### Challenge:
Search the entries for the word "this" and pull out each line that has it.

### Provided information:
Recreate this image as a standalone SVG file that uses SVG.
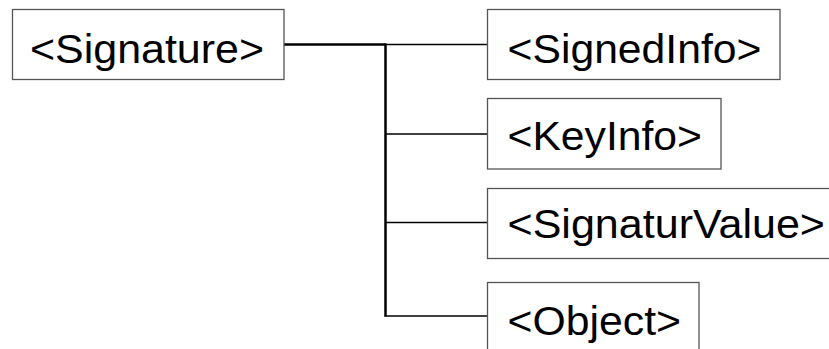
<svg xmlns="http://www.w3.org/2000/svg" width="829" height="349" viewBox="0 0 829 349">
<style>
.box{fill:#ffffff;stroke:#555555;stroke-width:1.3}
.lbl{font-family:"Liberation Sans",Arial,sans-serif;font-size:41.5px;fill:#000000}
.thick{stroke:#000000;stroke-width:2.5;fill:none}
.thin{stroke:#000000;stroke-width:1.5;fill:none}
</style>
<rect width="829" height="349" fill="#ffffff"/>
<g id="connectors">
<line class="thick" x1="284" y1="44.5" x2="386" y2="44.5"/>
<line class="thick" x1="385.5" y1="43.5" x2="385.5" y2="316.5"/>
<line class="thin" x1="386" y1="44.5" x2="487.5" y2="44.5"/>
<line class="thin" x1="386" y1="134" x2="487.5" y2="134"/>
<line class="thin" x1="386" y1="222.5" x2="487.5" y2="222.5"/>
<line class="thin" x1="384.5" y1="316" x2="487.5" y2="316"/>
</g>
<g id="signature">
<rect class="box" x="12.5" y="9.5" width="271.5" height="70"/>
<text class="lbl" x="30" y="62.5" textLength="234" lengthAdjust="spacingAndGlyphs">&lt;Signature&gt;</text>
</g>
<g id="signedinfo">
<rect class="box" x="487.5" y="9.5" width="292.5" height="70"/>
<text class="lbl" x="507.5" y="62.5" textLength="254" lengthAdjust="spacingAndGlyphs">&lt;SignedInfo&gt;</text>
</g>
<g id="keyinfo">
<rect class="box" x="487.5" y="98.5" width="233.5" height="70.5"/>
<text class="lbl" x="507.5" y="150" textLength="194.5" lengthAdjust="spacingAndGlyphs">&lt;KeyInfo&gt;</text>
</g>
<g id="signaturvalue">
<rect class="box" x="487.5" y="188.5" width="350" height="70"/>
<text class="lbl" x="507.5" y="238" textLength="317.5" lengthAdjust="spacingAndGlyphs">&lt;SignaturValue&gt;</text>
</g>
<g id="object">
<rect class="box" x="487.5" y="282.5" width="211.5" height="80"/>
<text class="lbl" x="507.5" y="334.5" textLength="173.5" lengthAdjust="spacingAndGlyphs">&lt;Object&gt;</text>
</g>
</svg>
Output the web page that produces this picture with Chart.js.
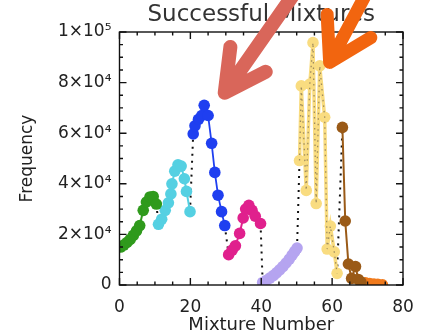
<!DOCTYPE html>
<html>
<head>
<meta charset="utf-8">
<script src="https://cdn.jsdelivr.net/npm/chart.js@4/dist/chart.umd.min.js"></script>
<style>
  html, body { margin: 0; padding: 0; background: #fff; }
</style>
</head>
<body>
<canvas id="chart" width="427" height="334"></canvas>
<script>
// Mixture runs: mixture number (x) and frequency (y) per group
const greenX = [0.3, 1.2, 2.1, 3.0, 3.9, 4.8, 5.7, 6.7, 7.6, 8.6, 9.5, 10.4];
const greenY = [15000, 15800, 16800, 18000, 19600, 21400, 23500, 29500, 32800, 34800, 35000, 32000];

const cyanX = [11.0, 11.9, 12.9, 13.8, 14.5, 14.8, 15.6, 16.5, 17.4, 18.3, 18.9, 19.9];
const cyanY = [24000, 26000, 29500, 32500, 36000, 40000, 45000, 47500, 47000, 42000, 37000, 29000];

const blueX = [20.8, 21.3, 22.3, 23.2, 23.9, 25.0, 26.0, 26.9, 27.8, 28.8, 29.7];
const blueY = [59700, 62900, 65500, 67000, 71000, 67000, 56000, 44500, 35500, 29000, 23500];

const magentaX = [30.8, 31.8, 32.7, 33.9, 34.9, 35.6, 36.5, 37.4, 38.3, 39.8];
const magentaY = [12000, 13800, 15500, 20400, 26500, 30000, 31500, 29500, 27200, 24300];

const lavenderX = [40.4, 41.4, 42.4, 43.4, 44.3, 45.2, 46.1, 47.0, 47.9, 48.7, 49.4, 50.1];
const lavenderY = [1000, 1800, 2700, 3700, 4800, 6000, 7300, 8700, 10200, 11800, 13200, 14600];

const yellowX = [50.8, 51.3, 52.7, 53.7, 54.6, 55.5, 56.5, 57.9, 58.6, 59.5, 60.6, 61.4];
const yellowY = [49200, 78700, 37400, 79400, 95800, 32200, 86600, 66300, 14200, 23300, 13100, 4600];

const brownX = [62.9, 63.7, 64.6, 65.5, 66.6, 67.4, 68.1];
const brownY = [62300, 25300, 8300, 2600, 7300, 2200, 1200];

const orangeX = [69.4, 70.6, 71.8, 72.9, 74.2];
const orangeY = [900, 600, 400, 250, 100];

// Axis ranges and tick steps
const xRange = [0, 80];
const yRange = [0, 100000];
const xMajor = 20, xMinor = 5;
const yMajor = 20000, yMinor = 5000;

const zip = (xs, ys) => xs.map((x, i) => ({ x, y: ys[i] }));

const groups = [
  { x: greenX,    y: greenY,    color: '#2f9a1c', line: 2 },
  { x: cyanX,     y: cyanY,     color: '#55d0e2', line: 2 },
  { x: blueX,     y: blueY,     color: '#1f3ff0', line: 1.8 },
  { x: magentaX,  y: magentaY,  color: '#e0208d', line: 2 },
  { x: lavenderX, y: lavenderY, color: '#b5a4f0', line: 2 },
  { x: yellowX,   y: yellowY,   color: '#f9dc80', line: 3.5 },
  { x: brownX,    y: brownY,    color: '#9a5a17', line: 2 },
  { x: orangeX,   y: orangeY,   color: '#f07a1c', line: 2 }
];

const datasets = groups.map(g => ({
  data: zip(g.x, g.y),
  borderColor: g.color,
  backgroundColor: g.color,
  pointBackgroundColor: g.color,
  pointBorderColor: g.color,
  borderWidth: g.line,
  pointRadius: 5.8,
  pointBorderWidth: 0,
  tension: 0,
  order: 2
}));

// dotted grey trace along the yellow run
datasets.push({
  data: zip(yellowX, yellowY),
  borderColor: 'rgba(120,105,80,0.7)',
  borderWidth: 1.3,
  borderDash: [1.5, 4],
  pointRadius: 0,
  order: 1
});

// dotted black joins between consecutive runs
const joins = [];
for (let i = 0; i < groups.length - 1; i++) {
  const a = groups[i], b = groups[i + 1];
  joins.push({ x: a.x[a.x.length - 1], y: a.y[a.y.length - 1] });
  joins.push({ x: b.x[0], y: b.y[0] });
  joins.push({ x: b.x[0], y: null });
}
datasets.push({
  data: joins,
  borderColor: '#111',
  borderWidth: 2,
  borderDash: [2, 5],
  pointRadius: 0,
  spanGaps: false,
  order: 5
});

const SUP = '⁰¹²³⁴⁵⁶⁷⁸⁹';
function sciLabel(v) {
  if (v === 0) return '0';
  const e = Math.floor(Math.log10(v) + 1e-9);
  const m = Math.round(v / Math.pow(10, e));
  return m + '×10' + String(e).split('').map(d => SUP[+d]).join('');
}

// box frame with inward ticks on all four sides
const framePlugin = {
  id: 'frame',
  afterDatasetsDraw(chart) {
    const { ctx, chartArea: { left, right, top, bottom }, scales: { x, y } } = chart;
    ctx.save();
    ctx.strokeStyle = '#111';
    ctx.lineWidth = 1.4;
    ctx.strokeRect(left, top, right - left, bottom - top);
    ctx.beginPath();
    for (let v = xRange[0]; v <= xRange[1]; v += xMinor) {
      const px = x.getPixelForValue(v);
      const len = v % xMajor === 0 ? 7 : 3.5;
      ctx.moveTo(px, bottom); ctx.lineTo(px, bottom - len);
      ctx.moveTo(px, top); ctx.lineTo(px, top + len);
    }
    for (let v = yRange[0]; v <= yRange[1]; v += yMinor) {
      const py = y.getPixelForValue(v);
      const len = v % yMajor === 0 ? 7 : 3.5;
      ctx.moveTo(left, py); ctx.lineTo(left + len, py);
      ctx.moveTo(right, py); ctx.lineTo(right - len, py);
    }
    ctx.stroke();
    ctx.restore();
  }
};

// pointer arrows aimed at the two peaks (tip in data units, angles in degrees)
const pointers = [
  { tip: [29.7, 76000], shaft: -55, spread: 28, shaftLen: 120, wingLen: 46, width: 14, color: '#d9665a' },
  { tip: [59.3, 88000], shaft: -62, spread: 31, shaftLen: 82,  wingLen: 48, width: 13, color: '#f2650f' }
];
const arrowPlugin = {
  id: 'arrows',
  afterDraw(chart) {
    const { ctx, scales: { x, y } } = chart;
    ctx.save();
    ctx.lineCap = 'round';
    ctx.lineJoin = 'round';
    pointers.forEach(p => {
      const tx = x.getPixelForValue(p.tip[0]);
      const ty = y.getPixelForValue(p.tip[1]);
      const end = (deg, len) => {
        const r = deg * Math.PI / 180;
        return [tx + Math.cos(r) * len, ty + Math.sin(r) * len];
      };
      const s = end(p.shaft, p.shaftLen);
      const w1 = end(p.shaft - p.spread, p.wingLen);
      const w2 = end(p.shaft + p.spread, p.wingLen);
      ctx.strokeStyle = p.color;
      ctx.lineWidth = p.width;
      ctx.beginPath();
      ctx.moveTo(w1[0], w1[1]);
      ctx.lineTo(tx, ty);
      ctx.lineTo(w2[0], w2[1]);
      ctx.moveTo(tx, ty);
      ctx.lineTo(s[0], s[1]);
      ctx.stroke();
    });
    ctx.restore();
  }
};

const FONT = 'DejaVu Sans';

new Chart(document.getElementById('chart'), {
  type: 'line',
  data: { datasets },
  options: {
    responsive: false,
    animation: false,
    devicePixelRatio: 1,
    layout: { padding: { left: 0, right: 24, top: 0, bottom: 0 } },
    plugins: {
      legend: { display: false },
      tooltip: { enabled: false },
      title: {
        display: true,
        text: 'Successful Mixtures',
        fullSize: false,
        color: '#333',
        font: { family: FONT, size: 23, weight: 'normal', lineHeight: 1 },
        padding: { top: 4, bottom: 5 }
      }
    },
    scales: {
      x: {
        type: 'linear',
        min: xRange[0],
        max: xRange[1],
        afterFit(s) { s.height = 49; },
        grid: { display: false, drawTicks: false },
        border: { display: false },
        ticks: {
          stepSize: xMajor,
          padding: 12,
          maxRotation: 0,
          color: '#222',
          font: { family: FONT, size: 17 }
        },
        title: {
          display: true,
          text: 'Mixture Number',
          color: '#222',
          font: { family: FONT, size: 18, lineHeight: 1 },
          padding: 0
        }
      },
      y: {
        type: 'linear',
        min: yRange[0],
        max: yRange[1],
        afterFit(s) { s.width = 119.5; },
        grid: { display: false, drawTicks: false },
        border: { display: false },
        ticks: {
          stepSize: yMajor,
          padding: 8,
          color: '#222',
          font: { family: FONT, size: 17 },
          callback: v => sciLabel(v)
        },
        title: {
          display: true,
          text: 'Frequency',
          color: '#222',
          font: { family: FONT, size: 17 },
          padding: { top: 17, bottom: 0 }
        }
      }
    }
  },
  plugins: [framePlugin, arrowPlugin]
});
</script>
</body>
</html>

### Response to the task:
Recreate this image as a standalone SVG file that uses SVG.
Output the web page that produces this picture with Chart.js.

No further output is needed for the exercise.